• **To be done**: Leave out the images; return the rest of the data exactly.

·····

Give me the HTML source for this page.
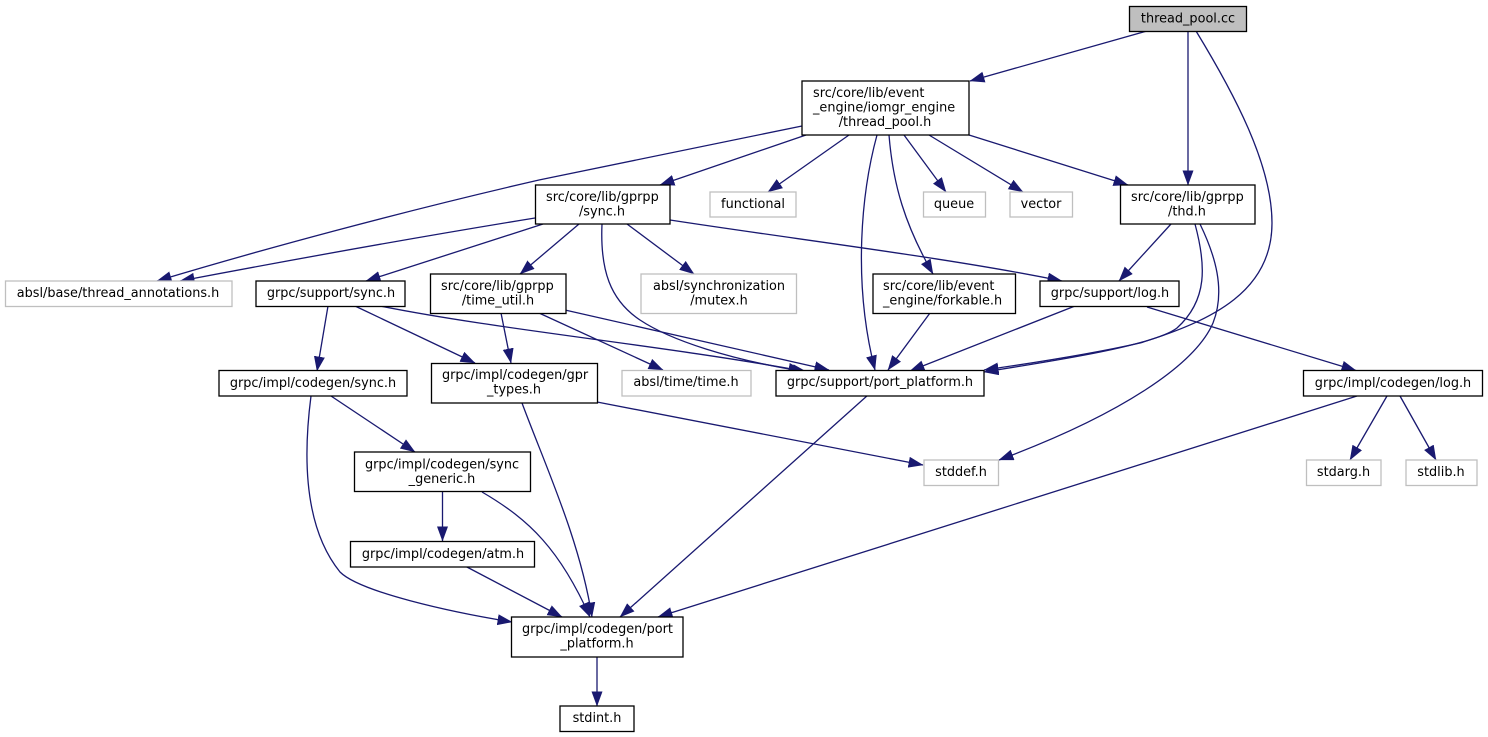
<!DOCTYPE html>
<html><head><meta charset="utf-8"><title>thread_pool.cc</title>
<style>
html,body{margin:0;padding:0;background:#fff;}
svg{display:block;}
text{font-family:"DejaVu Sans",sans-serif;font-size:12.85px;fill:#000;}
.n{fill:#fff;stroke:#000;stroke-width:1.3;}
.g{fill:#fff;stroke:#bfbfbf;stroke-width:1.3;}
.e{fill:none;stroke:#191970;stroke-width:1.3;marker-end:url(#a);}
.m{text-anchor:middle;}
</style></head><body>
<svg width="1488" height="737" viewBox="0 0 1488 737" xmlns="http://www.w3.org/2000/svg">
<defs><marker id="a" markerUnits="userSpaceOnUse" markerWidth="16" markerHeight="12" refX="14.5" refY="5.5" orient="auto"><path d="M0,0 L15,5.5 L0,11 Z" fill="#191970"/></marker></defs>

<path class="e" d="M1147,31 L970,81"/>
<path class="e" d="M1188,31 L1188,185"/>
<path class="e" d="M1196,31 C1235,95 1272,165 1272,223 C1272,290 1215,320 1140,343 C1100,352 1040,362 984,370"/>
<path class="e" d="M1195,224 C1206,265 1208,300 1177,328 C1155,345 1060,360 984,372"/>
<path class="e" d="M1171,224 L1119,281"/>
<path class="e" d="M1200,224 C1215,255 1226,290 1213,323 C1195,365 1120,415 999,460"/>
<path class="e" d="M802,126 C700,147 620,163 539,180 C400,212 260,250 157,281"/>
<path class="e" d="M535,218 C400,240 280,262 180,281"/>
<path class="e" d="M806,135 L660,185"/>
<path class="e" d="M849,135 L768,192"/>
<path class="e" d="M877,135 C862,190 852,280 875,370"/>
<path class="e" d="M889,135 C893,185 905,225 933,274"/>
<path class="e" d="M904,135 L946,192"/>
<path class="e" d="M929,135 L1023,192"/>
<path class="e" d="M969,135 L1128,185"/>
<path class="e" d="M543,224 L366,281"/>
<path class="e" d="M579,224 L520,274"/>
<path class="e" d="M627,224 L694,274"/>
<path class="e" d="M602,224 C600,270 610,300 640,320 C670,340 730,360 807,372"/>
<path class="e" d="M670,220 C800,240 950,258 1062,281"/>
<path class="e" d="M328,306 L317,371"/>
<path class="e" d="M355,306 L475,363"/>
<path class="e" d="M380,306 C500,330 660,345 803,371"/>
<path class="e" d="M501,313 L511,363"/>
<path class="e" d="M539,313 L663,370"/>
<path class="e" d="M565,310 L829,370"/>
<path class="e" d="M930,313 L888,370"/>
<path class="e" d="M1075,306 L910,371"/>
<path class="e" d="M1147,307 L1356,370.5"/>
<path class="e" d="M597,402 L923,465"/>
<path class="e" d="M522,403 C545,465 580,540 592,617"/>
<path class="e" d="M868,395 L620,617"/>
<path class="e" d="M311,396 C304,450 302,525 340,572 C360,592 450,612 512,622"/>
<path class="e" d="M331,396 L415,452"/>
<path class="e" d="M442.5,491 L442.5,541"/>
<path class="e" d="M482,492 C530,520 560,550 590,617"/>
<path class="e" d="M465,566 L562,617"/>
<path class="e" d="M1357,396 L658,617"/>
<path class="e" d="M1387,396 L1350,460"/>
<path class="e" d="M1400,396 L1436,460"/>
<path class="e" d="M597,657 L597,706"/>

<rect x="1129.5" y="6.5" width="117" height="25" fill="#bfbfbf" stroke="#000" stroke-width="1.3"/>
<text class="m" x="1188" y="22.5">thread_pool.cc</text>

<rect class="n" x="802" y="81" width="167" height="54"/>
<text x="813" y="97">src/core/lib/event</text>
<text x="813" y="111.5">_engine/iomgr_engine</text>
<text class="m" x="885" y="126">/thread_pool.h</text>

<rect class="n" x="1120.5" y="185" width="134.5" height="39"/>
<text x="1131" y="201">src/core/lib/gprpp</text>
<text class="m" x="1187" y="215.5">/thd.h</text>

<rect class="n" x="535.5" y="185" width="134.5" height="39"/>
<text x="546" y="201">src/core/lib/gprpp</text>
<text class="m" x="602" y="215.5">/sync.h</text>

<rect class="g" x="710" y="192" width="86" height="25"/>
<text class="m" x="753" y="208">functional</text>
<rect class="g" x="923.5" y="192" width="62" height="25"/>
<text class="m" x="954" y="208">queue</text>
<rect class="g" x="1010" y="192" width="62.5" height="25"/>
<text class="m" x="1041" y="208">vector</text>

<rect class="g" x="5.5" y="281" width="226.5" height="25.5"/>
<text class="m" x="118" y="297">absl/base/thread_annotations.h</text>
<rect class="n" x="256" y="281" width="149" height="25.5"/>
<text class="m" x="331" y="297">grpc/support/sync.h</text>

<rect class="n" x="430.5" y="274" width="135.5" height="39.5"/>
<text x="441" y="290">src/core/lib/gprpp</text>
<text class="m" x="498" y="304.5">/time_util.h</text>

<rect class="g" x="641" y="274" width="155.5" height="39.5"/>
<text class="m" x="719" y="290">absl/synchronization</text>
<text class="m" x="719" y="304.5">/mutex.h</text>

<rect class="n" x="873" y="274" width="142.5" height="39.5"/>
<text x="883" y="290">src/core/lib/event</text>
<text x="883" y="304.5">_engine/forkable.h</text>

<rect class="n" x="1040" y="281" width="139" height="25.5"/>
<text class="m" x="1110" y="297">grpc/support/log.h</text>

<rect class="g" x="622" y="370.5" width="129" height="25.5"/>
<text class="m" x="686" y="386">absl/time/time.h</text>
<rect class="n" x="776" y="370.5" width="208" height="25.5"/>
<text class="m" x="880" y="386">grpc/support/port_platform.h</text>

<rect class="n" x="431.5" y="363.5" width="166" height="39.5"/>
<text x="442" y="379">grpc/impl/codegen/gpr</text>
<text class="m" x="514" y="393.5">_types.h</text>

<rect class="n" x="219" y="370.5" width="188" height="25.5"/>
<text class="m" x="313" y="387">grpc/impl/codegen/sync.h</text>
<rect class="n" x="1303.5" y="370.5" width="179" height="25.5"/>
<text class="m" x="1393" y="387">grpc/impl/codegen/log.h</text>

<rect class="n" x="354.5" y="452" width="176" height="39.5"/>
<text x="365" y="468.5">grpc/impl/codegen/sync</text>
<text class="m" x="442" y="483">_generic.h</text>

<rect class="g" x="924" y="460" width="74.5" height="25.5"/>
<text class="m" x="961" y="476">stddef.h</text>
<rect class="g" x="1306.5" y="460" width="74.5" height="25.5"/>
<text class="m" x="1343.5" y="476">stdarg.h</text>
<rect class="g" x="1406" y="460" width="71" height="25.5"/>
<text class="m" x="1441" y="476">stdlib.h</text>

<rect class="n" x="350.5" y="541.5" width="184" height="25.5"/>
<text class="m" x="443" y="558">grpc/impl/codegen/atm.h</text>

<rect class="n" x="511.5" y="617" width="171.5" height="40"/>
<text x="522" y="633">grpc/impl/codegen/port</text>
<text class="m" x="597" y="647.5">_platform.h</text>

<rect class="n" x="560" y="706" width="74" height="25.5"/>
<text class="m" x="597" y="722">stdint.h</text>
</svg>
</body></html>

·····

• **Correct answer**:
Give me the HTML source for this page.
<!DOCTYPE html>
<html><head><meta charset="utf-8"><title>thread_pool.cc</title>
<style>
html,body{margin:0;padding:0;background:#fff;}
svg{display:block;}
text{font-family:"DejaVu Sans",sans-serif;font-size:12.85px;fill:#000;}
.n{fill:#fff;stroke:#000;stroke-width:1.3;}
.g{fill:#fff;stroke:#bfbfbf;stroke-width:1.3;}
.e{fill:none;stroke:#191970;stroke-width:1.3;marker-end:url(#a);}
.m{text-anchor:middle;}
</style></head><body>
<svg width="1488" height="737" viewBox="0 0 1488 737" xmlns="http://www.w3.org/2000/svg">
<defs><marker id="a" markerUnits="userSpaceOnUse" markerWidth="16" markerHeight="12" refX="14.5" refY="5.5" orient="auto"><path d="M0,0 L15,5.5 L0,11 Z" fill="#191970"/></marker></defs>

<path class="e" d="M1147,31 L970,81"/>
<path class="e" d="M1188,31 L1188,185"/>
<path class="e" d="M1196,31 C1235,95 1272,165 1272,223 C1272,290 1215,320 1140,343 C1100,352 1040,362 984,370"/>
<path class="e" d="M1195,224 C1206,265 1208,300 1177,328 C1155,345 1060,360 984,372"/>
<path class="e" d="M1171,224 L1119,281"/>
<path class="e" d="M1200,224 C1215,255 1226,290 1213,323 C1195,365 1120,415 999,460"/>
<path class="e" d="M802,126 C700,147 620,163 539,180 C400,212 260,250 157,281"/>
<path class="e" d="M535,218 C400,240 280,262 180,281"/>
<path class="e" d="M806,135 L660,185"/>
<path class="e" d="M849,135 L768,192"/>
<path class="e" d="M877,135 C862,190 852,280 875,370"/>
<path class="e" d="M889,135 C893,185 905,225 933,274"/>
<path class="e" d="M904,135 L946,192"/>
<path class="e" d="M929,135 L1023,192"/>
<path class="e" d="M969,135 L1128,185"/>
<path class="e" d="M543,224 L366,281"/>
<path class="e" d="M579,224 L520,274"/>
<path class="e" d="M627,224 L694,274"/>
<path class="e" d="M602,224 C600,270 610,300 640,320 C670,340 730,360 807,372"/>
<path class="e" d="M670,220 C800,240 950,258 1062,281"/>
<path class="e" d="M328,306 L317,371"/>
<path class="e" d="M355,306 L475,363"/>
<path class="e" d="M380,306 C500,330 660,345 803,371"/>
<path class="e" d="M501,313 L511,363"/>
<path class="e" d="M539,313 L663,370"/>
<path class="e" d="M565,310 L829,370"/>
<path class="e" d="M930,313 L888,370"/>
<path class="e" d="M1075,306 L910,371"/>
<path class="e" d="M1147,307 L1356,370.5"/>
<path class="e" d="M597,402 L923,465"/>
<path class="e" d="M522,403 C545,465 580,540 592,617"/>
<path class="e" d="M868,395 L620,617"/>
<path class="e" d="M311,396 C304,450 302,525 340,572 C360,592 450,612 512,622"/>
<path class="e" d="M331,396 L415,452"/>
<path class="e" d="M442.5,491 L442.5,541"/>
<path class="e" d="M482,492 C530,520 560,550 590,617"/>
<path class="e" d="M465,566 L562,617"/>
<path class="e" d="M1357,396 L658,617"/>
<path class="e" d="M1387,396 L1350,460"/>
<path class="e" d="M1400,396 L1436,460"/>
<path class="e" d="M597,657 L597,706"/>

<rect x="1129.5" y="6.5" width="117" height="25" fill="#bfbfbf" stroke="#000" stroke-width="1.3"/>
<text class="m" x="1188" y="22.5">thread_pool.cc</text>

<rect class="n" x="802" y="81" width="167" height="54"/>
<text x="813" y="97">src/core/lib/event</text>
<text x="813" y="111.5">_engine/iomgr_engine</text>
<text class="m" x="885" y="126">/thread_pool.h</text>

<rect class="n" x="1120.5" y="185" width="134.5" height="39"/>
<text x="1131" y="201">src/core/lib/gprpp</text>
<text class="m" x="1187" y="215.5">/thd.h</text>

<rect class="n" x="535.5" y="185" width="134.5" height="39"/>
<text x="546" y="201">src/core/lib/gprpp</text>
<text class="m" x="602" y="215.5">/sync.h</text>

<rect class="g" x="710" y="192" width="86" height="25"/>
<text class="m" x="753" y="208">functional</text>
<rect class="g" x="923.5" y="192" width="62" height="25"/>
<text class="m" x="954" y="208">queue</text>
<rect class="g" x="1010" y="192" width="62.5" height="25"/>
<text class="m" x="1041" y="208">vector</text>

<rect class="g" x="5.5" y="281" width="226.5" height="25.5"/>
<text class="m" x="118" y="297">absl/base/thread_annotations.h</text>
<rect class="n" x="256" y="281" width="149" height="25.5"/>
<text class="m" x="331" y="297">grpc/support/sync.h</text>

<rect class="n" x="430.5" y="274" width="135.5" height="39.5"/>
<text x="441" y="290">src/core/lib/gprpp</text>
<text class="m" x="498" y="304.5">/time_util.h</text>

<rect class="g" x="641" y="274" width="155.5" height="39.5"/>
<text class="m" x="719" y="290">absl/synchronization</text>
<text class="m" x="719" y="304.5">/mutex.h</text>

<rect class="n" x="873" y="274" width="142.5" height="39.5"/>
<text x="883" y="290">src/core/lib/event</text>
<text x="883" y="304.5">_engine/forkable.h</text>

<rect class="n" x="1040" y="281" width="139" height="25.5"/>
<text class="m" x="1110" y="297">grpc/support/log.h</text>

<rect class="g" x="622" y="370.5" width="129" height="25.5"/>
<text class="m" x="686" y="386">absl/time/time.h</text>
<rect class="n" x="776" y="370.5" width="208" height="25.5"/>
<text class="m" x="880" y="386">grpc/support/port_platform.h</text>

<rect class="n" x="431.5" y="363.5" width="166" height="39.5"/>
<text x="442" y="379">grpc/impl/codegen/gpr</text>
<text class="m" x="514" y="393.5">_types.h</text>

<rect class="n" x="219" y="370.5" width="188" height="25.5"/>
<text class="m" x="313" y="387">grpc/impl/codegen/sync.h</text>
<rect class="n" x="1303.5" y="370.5" width="179" height="25.5"/>
<text class="m" x="1393" y="387">grpc/impl/codegen/log.h</text>

<rect class="n" x="354.5" y="452" width="176" height="39.5"/>
<text x="365" y="468.5">grpc/impl/codegen/sync</text>
<text class="m" x="442" y="483">_generic.h</text>

<rect class="g" x="924" y="460" width="74.5" height="25.5"/>
<text class="m" x="961" y="476">stddef.h</text>
<rect class="g" x="1306.5" y="460" width="74.5" height="25.5"/>
<text class="m" x="1343.5" y="476">stdarg.h</text>
<rect class="g" x="1406" y="460" width="71" height="25.5"/>
<text class="m" x="1441" y="476">stdlib.h</text>

<rect class="n" x="350.5" y="541.5" width="184" height="25.5"/>
<text class="m" x="443" y="558">grpc/impl/codegen/atm.h</text>

<rect class="n" x="511.5" y="617" width="171.5" height="40"/>
<text x="522" y="633">grpc/impl/codegen/port</text>
<text class="m" x="597" y="647.5">_platform.h</text>

<rect class="n" x="560" y="706" width="74" height="25.5"/>
<text class="m" x="597" y="722">stdint.h</text>
</svg>
</body></html>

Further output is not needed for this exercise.